President Vicente Fox Quesada
President of Mexico
Los Pinos
Mexico City, Mexico

VIA FACSIMILE: 011-52-5-516-5762

Your Excellency,

The Committee to Protect Journalists (CPJ), a nonpartisan organization dedicated to the defense of press freedom around the world, is writing to protest criminal defamation charges filed against Carolina Pavón, a reporter with the Mexico City daily REFORMA, and Alejandro Junco de la Vega, president and publisher of the paper.

Former Mexico City mayor Rosario Robles Berlanga brought the charges over an April 12 cover story in which Pavón reported on official allegations that almost 10 percent of her administration’s 2000 budget had gone missing.

The allegations were originally made in a report from the Comptroller General’s Office of Mexico City, which found that nearly six billion Mexican pesos (US$650 million) were unaccounted for in last year’s budget.

Robles does not reject the allegations, but contends that she had no knowledge of the alleged malfeasance and therefore cannot be held responsible.

On April 16, Robles, who was mayor of Mexico City until December 2000, filed a criminal defamation complaint against Pavón and Junco de la Vega before Federal District attorney general Bernardo Bátiz.

REFORMA‘s manager of legal affairs, Eugenio Herrera Terrazas, told CPJ that the suit is based on Article 350 of the Federal District’s Penal Code. If convicted, Pavón and Junco de la Vega could be jailed for up to two years.

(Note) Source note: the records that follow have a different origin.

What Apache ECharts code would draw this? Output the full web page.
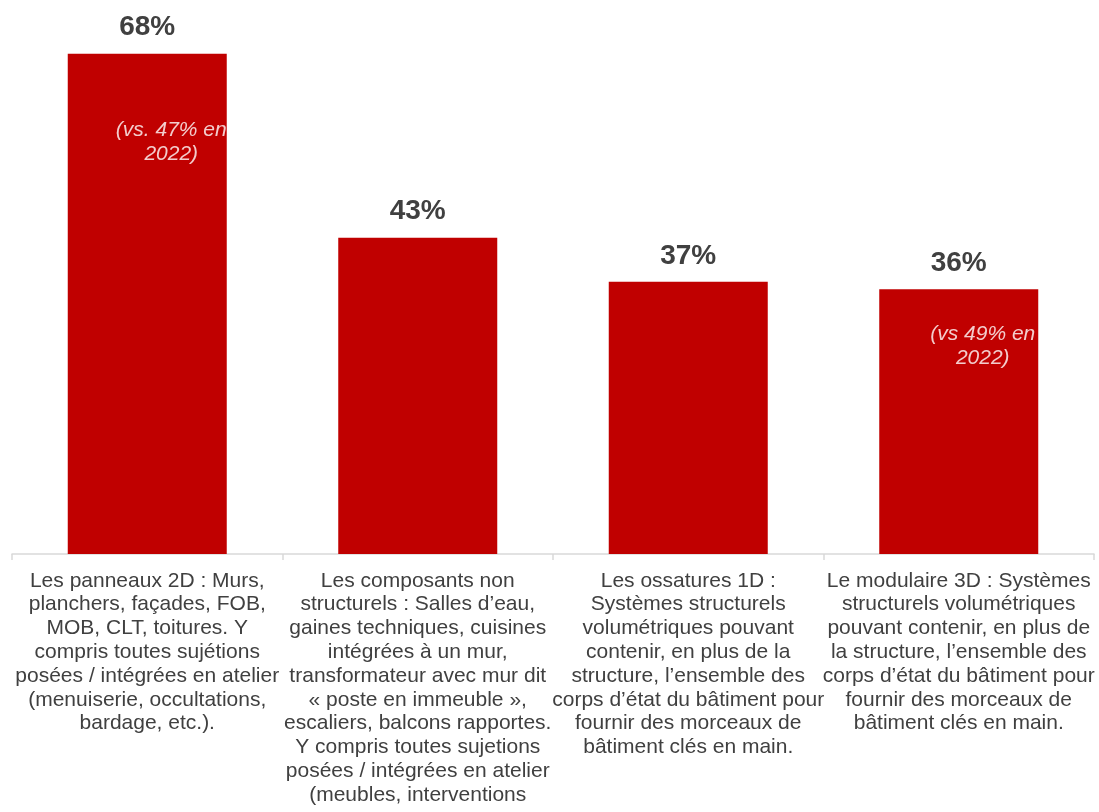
<!DOCTYPE html>
<html><head><meta charset="utf-8">
<script src="https://cdn.jsdelivr.net/npm/echarts@6/dist/echarts.min.js"></script>
<style>html,body{margin:0;padding:0;background:#fff}#c{width:1099px;height:812px}</style>
</head><body><div id="c"></div>
<script>
const categories = [
  "Les panneaux 2D : Murs,\nplanchers, façades, FOB,\nMOB, CLT, toitures. Y\ncompris toutes sujétions\nposées / intégrées en atelier\n(menuiserie, occultations,\nbardage, etc.).",
  "Les composants non\nstructurels : Salles d’eau,\ngaines techniques, cuisines\nintégrées à un mur,\ntransformateur avec mur dit\n« poste en immeuble »,\nescaliers, balcons rapportes.\nY compris toutes sujetions\nposées / intégrées en atelier\n(meubles, interventions",
  "Les ossatures 1D :\nSystèmes structurels\nvolumétriques pouvant\ncontenir, en plus de la\nstructure, l’ensemble des\ncorps d’état du bâtiment pour\nfournir des morceaux de\nbâtiment clés en main.",
  "Le modulaire 3D : Systèmes\nstructurels volumétriques\npouvant contenir, en plus de\nla structure, l’ensemble des\ncorps d’état du bâtiment pour\nfournir des morceaux de\nbâtiment clés en main."
];
const values = [68, 43, 37, 36];
const notes = ["(vs. 47% en\n2022)", "", "", "(vs 49% en\n2022)"];
const noteLevels = [56, null, null, 28.3];

const chart = echarts.init(document.getElementById('c'));
chart.setOption({
  animation: false,
  grid: {left: 12, right: 5, top: 39, bottom: 258, containLabel: false, outerBoundsMode: 'none'},
  xAxis: {
    type: 'category', data: categories,
    axisLine: {lineStyle: {color: '#d9d9d9', width: 1.5}},
    axisTick: {show: true, length: 6, lineStyle: {color: '#d9d9d9', width: 1.5}},
    axisLabel: {interval: 0, margin: 15, color: '#404040', fontSize: 21, lineHeight: 23.8,
      fontFamily: 'Liberation Sans, Arial, sans-serif', align: 'center'}
  },
  yAxis: {type: 'value', min: 0, max: 70, show: false, splitLine: {show: false}},
  series: [{
    type: 'bar', data: values, barWidth: 159,
    itemStyle: {color: '#C00000'},
    label: {show: true, position: 'top', distance: 12, formatter: '{c}%',
      color: '#404040', fontSize: 28, fontWeight: 'bold', fontFamily: 'Liberation Sans, Arial, sans-serif'}
  }, {
    type: 'scatter', symbolSize: 0, silent: true, z: 5,
    data: noteLevels.map((v, i) => v == null ? null : {value: [i, v], note: notes[i]}),
    label: {show: true, position: 'inside', offset: [24, 0],
      formatter: p => p.data.note,
      color: '#ffffff', fontSize: 21, fontStyle: 'italic', lineHeight: 24,
      fontFamily: 'Liberation Sans, Arial, sans-serif', align: 'center'}
  }]
});
</script></body></html>
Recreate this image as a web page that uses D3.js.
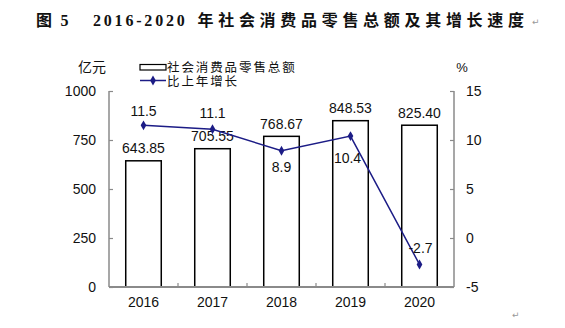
<!DOCTYPE html>
<html>
<head>
<meta charset="utf-8">
<script src="https://cdn.jsdelivr.net/npm/d3@7"></script>
<style>
  html, body { margin: 0; padding: 0; background: #fff; }
  svg { display: block; }
  .num { font-family: "Liberation Sans", Arial, sans-serif; font-size: 14px; fill: #111; }
  .cjk { font-family: "Noto Sans CJK SC", sans-serif; fill: #111; }
</style>
</head>
<body>
<svg id="chart" width="565" height="328"></svg>
<script>
// Retail sales of consumer goods, 2016-2020
const years = ["2016", "2017", "2018", "2019", "2020"];
const salesValues = [643.85, 705.55, 768.67, 848.53, 825.40];   // 亿元
const growthValues = [11.5, 11.1, 8.9, 10.4, -2.7];            // %
const leftTicks = [0, 250, 500, 750, 1000];
const rightTicks = [-5, 0, 5, 10, 15];
const salesName = "社会消费品零售总额";
const growthName = "比上年增长";

const svg = d3.select("#chart");
const plot = { left: 109, right: 454, top: 91, bottom: 287 };

const x = d3.scaleBand()
  .domain(years)
  .range([plot.left, plot.right])
  .paddingInner(0.485)
  .paddingOuter(0.2425);
const yL = d3.scaleLinear().domain([0, 1000]).range([plot.bottom, plot.top]);
const yR = d3.scaleLinear().domain([-5, 15]).range([plot.bottom, plot.top]);

// Title
const title = svg.append("text")
  .attr("y", 25.5)
  .style("font-size", "16px")
  .style("font-weight", "bold")
  .attr("fill", "#111");
title.append("tspan").attr("x", 36).style("font-family", "'Noto Sans CJK SC', serif").text("图");
title.append("tspan").attr("x", 60.5).style("font-family", "'Liberation Serif', serif").text("5");
title.append("tspan").attr("x", 93).style("font-family", "'Liberation Serif', serif")
  .style("letter-spacing", "2.8px").text("2016-2020");
title.append("tspan").attr("x", 197.5).style("font-family", "'Noto Sans CJK SC', serif")
  .style("letter-spacing", "4.7px").text("年社会消费品零售总额及其增长速度");
svg.append("text").attr("x", 532).attr("y", 25).attr("fill", "#999")
  .style("font-family", "'DejaVu Sans', sans-serif").style("font-size", "9px").text("↵");
svg.append("text").attr("x", 512).attr("y", 318).attr("fill", "#999")
  .style("font-family", "'DejaVu Sans', sans-serif").style("font-size", "9px").text("↵");

// Bars
svg.append("g").selectAll("rect")
  .data(years.map((yr, i) => ({ yr, v: salesValues[i] })))
  .join("rect")
  .attr("x", d => x(d.yr))
  .attr("y", d => yL(d.v))
  .attr("width", x.bandwidth())
  .attr("height", d => yL(0) - yL(d.v))
  .attr("fill", "#fff")
  .attr("stroke", "#000")
  .attr("stroke-width", 1.5);

// Axes
const axisColor = "#8a8a8a";
const leftAxis = svg.append("g")
  .attr("transform", `translate(${plot.left},0)`)
  .call(d3.axisRight(yL).tickValues(leftTicks).tickSize(4).tickFormat(d3.format("d")));
leftAxis.selectAll("text").remove();
const rightAxis = svg.append("g")
  .attr("transform", `translate(${plot.right},0)`)
  .call(d3.axisLeft(yR).tickValues(rightTicks).tickSize(4).tickFormat(d3.format("d")));
rightAxis.selectAll("text").remove();
[leftAxis, rightAxis].forEach(g => {
  g.select(".domain").attr("d", `M0,${plot.top}V${plot.bottom}`).attr("stroke", axisColor).attr("stroke-width", 1.5);
  g.selectAll(".tick line").attr("stroke", axisColor).attr("stroke-width", 1.2);
});

// Tick labels
svg.append("g").selectAll("text")
  .data(leftTicks).join("text")
  .attr("class", "num")
  .attr("x", 96).attr("y", d => yL(d) + 5)
  .attr("text-anchor", "end")
  .text(d => d);
svg.append("g").selectAll("text")
  .data(rightTicks).join("text")
  .attr("class", "num")
  .attr("x", 466).attr("y", d => yR(d) + 5)
  .text(d => d);

// Category axis
const bottomAxis = svg.append("g")
  .attr("transform", `translate(0,${plot.bottom})`)
  .call(d3.axisBottom(x).tickSize(0).tickPadding(10));
bottomAxis.select(".domain").attr("stroke", axisColor).attr("stroke-width", 2)
  .attr("d", `M${plot.left},0H${plot.right}`);
bottomAxis.selectAll("text")
  .attr("class", "num")
  .attr("font-family", null).attr("font-size", null);
// Inner tick marks between categories
svg.append("g").selectAll("line")
  .data(years.slice(1)).join("line")
  .attr("x1", d => x(d) - x.step() * x.paddingInner() / 2)
  .attr("x2", d => x(d) - x.step() * x.paddingInner() / 2)
  .attr("y1", plot.bottom - 4).attr("y2", plot.bottom)
  .attr("stroke", axisColor).attr("stroke-width", 1.2);

// Bar value labels
svg.append("g").selectAll("text")
  .data(years.map((yr, i) => ({ yr, v: salesValues[i] })))
  .join("text")
  .attr("class", "num")
  .attr("x", d => x(d.yr) + x.bandwidth() / 2)
  .attr("y", d => yL(d.v) - 7.5)
  .attr("text-anchor", "middle")
  .text(d => d3.format(".2f")(d.v));

// Growth line
const lineColor = "#1c1c86";
const pts = years.map((yr, i) => ({ yr, v: growthValues[i], cx: x(yr) + x.bandwidth() / 2 }));
svg.append("path")
  .datum(pts)
  .attr("d", d3.line().x(d => d.cx).y(d => yR(d.v)))
  .attr("fill", "none")
  .attr("stroke", lineColor)
  .attr("stroke-width", 1.5);
const diamond = d3.symbol().type(d3.symbolDiamond).size(28);
svg.append("g").selectAll("path")
  .data(pts).join("path")
  .attr("transform", d => `translate(${d.cx},${yR(d.v)})`)
  .attr("d", diamond)
  .attr("fill", lineColor);

// Growth labels: above the point except where the line dips
const labelShift = [[0, -14.5], [0, -16], [0, 16], [-3, 22], [1, -16]];
svg.append("g").selectAll("text")
  .data(pts).join("text")
  .attr("class", "num")
  .attr("x", (d, i) => d.cx + labelShift[i][0])
  .attr("y", (d, i) => yR(d.v) + labelShift[i][1] + 5)
  .attr("text-anchor", "middle")
  .text(d => d.v);

// Unit labels
svg.append("text").attr("class", "cjk").attr("x", 92).attr("y", 72)
  .attr("text-anchor", "middle").style("font-size", "14px").text("亿元");
svg.append("text").attr("class", "num").attr("x", 462).attr("y", 72)
  .attr("text-anchor", "middle").style("font-size", "13px").text("%");

// Legend
const legend = svg.append("g");
legend.append("rect").attr("x", 140).attr("y", 64.5).attr("width", 26).attr("height", 5.5)
  .attr("fill", "#fff").attr("stroke", "#000").attr("stroke-width", 1.2);
legend.append("text").attr("class", "cjk").attr("x", 167).attr("y", 71.5)
  .style("font-size", "12.5px").style("letter-spacing", "1.9px").text(salesName);
legend.append("line").attr("x1", 140).attr("x2", 166).attr("y1", 80.5).attr("y2", 80.5)
  .attr("stroke", lineColor).attr("stroke-width", 1.5);
legend.append("path").attr("transform", "translate(153,80.5)").attr("d", diamond).attr("fill", lineColor);
legend.append("text").attr("class", "cjk").attr("x", 167).attr("y", 86)
  .style("font-size", "12.5px").style("letter-spacing", "1.9px").text(growthName);
</script>
</body>
</html>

We find it outrageous that Robles should make a criminal matter of her objections to a factual report on a matter of obvious public interest. CPJ believes that no journalist should ever be jailed for his or her work. Freedom of expression is guaranteed to all Mexicans under Article 6 of the Constitution; in our view, Mexico’s criminal defamation laws violate this basic right.

It is especially vital that defamation not be a criminal offense in cases involving government officials, who must be subject to scrutiny and criticism from the citizens they serve. The Inter-American Commission on Human Rights of the Organization of American States shares this view. In its Declaration of Principles on Freedom of Expression, the commission states that, “The protection of a person’s reputation should only be guaranteed through civil sanctions in those cases in which the person offended is a public official, a public person or a private person who has voluntarily become involved in matters of public interest.”

We urge Your Excellency to take all lawful measures within your power to ensure that the charges against Carolina Pavón and Alejandro Junco de la Vega are dropped, and that in future, no Mexican journalist has cause to fear criminal prosecution for doing his or her professional duty.